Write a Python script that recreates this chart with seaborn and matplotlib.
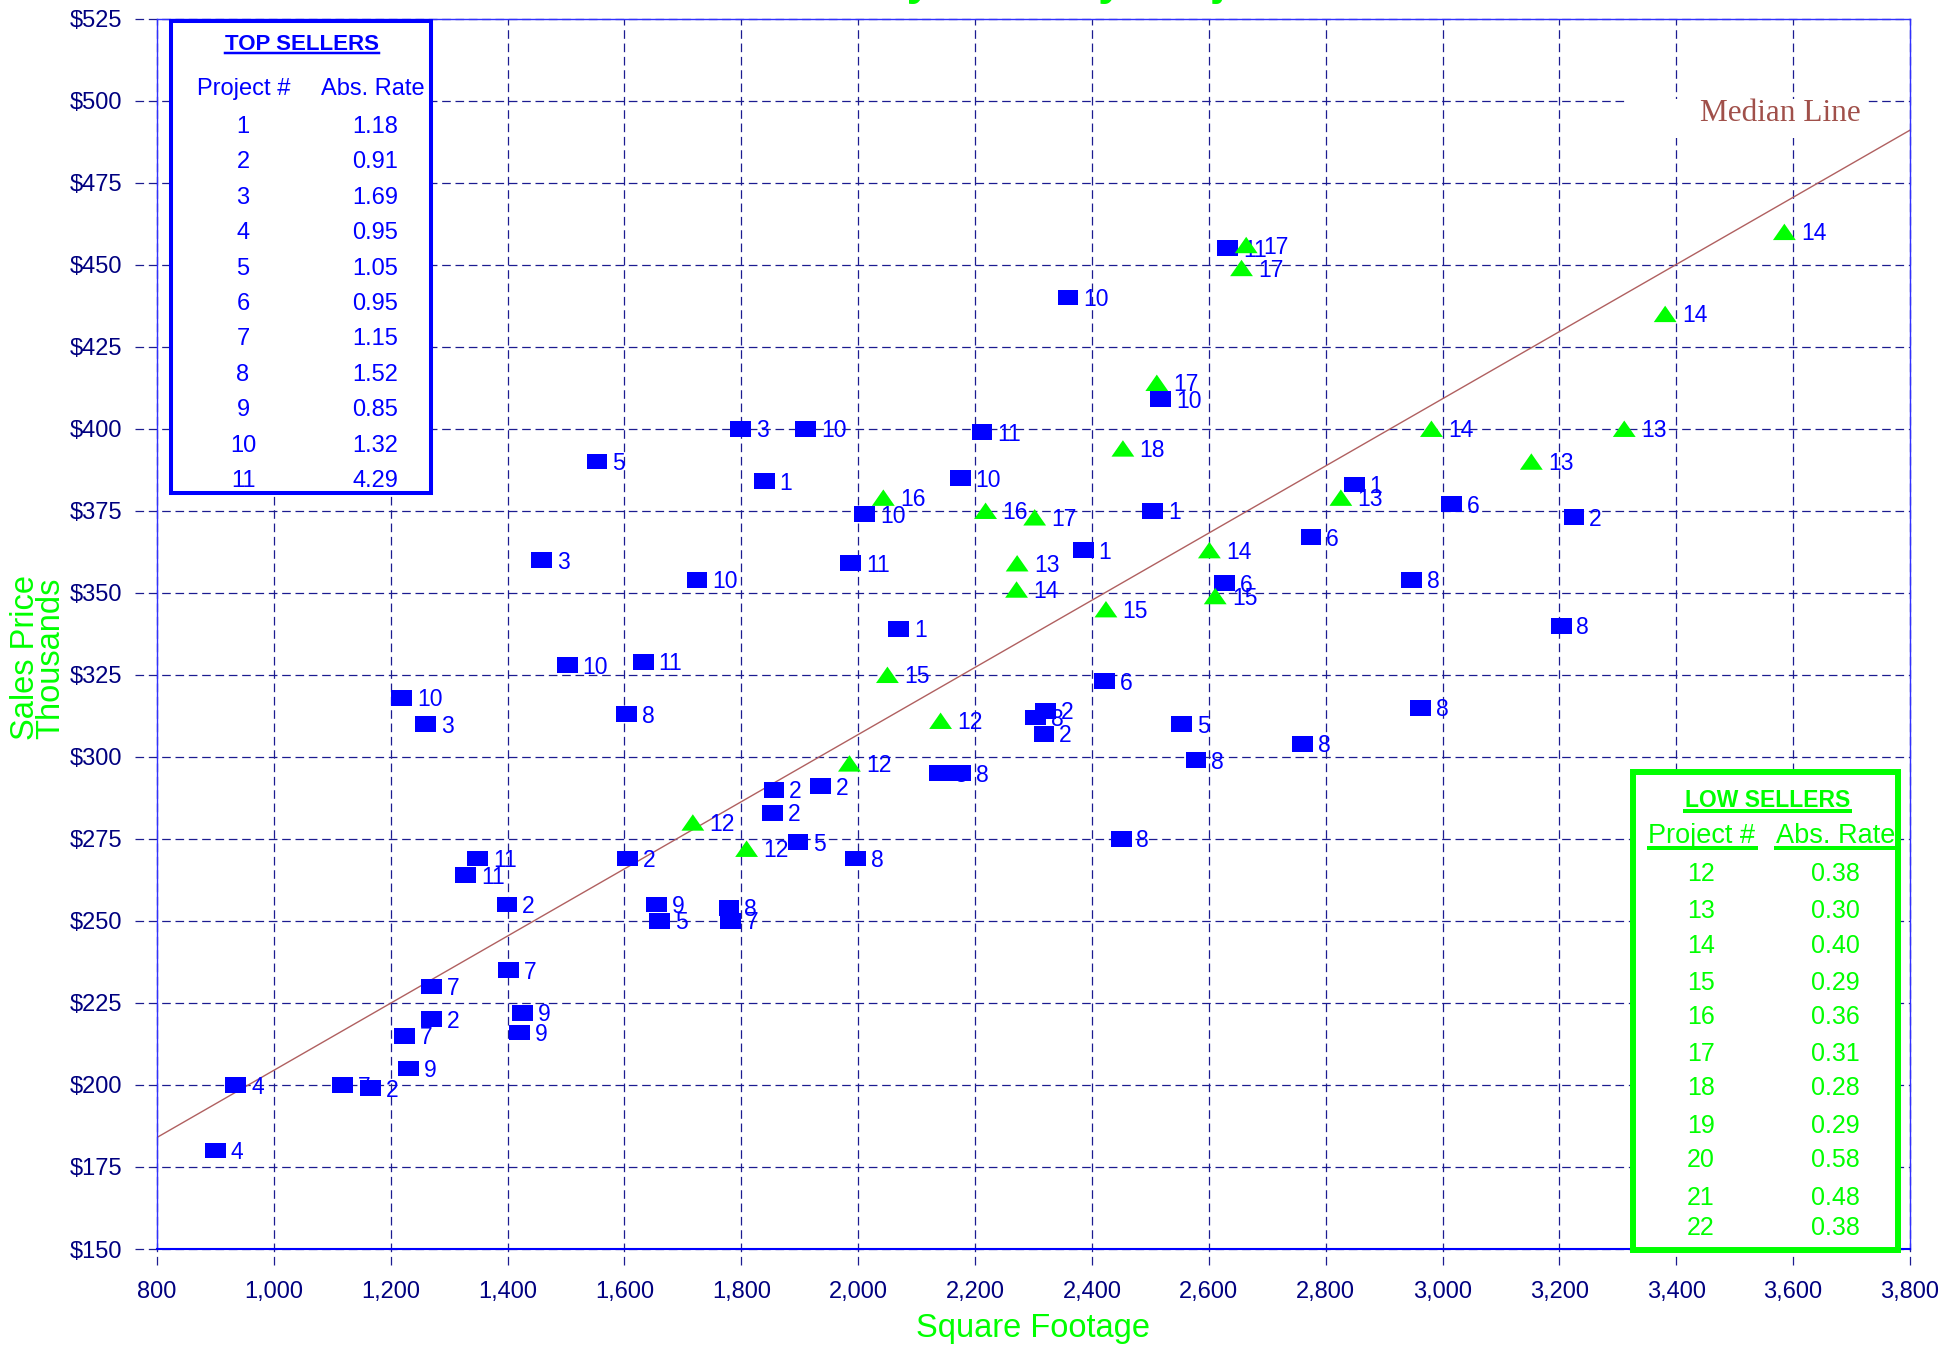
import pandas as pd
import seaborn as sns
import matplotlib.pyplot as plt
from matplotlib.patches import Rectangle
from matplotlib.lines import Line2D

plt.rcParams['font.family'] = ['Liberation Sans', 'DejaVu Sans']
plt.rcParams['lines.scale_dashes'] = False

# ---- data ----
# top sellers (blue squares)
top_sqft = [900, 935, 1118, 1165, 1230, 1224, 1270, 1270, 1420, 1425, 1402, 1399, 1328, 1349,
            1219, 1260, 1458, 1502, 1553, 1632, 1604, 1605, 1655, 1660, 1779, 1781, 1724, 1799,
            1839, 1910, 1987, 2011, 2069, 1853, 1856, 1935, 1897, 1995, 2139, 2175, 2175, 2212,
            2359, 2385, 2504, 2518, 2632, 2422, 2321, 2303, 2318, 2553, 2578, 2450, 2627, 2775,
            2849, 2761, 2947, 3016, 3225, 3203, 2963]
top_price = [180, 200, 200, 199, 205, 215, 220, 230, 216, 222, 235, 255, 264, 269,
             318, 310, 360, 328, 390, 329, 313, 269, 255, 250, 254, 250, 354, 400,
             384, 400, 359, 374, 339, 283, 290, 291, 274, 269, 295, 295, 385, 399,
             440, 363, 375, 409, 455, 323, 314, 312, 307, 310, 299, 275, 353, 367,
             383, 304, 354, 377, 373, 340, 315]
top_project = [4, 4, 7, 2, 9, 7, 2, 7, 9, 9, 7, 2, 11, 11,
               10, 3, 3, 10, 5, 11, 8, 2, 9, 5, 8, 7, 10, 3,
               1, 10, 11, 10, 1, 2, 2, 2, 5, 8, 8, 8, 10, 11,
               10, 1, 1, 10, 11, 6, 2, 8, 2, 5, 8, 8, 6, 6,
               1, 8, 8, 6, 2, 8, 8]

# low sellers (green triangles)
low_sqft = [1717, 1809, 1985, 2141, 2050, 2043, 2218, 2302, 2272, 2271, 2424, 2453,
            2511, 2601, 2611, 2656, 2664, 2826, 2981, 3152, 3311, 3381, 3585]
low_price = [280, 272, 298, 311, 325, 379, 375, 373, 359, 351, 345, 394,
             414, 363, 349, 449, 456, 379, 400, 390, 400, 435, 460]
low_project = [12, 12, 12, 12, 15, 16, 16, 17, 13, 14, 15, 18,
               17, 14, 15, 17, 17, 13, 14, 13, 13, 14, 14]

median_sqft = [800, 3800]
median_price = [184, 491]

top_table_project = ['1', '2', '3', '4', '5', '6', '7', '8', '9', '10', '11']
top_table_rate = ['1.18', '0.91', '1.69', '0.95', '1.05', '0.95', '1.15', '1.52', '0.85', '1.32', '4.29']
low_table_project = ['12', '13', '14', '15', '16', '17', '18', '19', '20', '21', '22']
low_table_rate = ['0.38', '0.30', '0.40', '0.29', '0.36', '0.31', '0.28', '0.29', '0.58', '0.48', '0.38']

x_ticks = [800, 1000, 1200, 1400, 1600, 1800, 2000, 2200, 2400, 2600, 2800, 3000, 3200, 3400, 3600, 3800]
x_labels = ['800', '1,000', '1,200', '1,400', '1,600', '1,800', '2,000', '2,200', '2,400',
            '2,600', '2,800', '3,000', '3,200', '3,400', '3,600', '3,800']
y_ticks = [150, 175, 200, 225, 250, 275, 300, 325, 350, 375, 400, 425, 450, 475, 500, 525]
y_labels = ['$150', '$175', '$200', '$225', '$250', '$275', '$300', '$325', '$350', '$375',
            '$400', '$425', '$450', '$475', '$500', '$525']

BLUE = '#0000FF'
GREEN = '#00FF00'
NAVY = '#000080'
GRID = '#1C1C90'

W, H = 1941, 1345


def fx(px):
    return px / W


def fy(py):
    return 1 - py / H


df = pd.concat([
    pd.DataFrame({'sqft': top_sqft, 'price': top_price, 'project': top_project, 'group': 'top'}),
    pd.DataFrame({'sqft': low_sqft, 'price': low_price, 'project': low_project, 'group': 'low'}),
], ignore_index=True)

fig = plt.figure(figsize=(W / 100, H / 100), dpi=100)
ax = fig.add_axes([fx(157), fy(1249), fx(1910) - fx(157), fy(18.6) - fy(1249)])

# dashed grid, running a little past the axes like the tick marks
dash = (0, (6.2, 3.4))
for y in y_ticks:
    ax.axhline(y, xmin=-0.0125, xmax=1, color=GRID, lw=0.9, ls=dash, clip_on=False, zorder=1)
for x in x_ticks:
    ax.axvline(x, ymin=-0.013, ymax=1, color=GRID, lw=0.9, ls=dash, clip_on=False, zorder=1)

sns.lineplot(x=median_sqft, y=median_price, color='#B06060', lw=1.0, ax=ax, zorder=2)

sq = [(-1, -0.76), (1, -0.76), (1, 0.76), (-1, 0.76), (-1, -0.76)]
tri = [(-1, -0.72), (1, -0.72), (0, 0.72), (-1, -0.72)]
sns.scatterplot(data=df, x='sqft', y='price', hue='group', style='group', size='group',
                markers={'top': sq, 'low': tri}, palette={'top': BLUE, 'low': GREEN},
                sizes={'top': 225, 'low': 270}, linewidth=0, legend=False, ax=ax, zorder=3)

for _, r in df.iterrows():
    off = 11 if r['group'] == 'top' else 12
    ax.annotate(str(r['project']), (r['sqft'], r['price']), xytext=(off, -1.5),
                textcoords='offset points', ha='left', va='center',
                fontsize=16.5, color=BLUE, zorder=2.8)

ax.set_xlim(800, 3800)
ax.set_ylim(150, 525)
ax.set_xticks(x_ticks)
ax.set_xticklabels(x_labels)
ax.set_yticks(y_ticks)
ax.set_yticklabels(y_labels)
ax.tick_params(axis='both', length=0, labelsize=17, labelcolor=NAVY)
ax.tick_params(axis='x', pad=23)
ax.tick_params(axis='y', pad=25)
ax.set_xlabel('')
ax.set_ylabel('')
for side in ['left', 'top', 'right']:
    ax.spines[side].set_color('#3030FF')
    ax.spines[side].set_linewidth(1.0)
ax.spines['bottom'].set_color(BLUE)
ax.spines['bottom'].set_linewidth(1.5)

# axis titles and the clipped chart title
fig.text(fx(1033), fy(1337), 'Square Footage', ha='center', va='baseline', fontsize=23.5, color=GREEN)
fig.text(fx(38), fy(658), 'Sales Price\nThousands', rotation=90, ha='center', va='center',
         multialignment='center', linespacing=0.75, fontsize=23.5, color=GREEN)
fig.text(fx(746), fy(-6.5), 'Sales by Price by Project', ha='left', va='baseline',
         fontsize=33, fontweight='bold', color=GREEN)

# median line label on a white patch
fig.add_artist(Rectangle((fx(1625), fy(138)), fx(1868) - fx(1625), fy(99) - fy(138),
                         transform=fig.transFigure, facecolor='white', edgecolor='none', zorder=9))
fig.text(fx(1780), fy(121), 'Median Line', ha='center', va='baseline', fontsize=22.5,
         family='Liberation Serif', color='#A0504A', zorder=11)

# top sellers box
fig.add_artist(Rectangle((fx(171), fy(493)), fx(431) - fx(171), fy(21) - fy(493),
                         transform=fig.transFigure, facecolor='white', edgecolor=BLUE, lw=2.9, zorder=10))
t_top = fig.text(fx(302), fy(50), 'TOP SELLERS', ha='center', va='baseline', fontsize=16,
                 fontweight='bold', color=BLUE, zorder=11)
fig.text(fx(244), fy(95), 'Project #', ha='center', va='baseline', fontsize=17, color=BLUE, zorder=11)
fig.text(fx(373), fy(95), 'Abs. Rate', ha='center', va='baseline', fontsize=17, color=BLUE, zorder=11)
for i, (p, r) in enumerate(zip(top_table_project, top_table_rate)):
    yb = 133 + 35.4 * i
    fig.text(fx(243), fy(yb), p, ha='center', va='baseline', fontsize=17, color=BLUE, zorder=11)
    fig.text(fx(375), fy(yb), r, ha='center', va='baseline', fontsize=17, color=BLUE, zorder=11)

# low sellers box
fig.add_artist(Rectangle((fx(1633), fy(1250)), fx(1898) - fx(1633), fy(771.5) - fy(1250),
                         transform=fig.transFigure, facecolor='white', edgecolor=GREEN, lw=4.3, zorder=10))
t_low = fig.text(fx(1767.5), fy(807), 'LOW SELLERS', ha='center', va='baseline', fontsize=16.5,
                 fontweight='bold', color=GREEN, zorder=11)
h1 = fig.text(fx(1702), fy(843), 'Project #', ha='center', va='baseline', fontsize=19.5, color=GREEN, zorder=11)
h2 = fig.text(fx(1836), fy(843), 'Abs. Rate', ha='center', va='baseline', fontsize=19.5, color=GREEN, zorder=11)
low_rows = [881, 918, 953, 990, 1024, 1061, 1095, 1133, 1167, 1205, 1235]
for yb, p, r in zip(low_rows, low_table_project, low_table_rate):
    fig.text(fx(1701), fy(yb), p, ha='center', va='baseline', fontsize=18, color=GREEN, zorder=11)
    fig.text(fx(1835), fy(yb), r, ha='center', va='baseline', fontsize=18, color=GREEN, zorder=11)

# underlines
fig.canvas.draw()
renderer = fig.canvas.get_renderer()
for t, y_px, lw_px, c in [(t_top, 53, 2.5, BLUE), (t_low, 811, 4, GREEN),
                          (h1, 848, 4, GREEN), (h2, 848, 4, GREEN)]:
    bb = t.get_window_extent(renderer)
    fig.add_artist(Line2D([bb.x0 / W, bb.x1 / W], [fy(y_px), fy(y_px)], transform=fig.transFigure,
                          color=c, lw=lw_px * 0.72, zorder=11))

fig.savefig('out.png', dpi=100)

----

* _Description of the task_:
Every line from the start of the listing above through the line with "plt.rcParams['lines.scale_dashes'] = False" should be repeated exactly; skip the pictures and add nothing else.

* _Exercise answer_:
Write a Python script that recreates this chart with seaborn and matplotlib.
import pandas as pd
import seaborn as sns
import matplotlib.pyplot as plt
from matplotlib.patches import Rectangle
from matplotlib.lines import Line2D

plt.rcParams['font.family'] = ['Liberation Sans', 'DejaVu Sans']
plt.rcParams['lines.scale_dashes'] = False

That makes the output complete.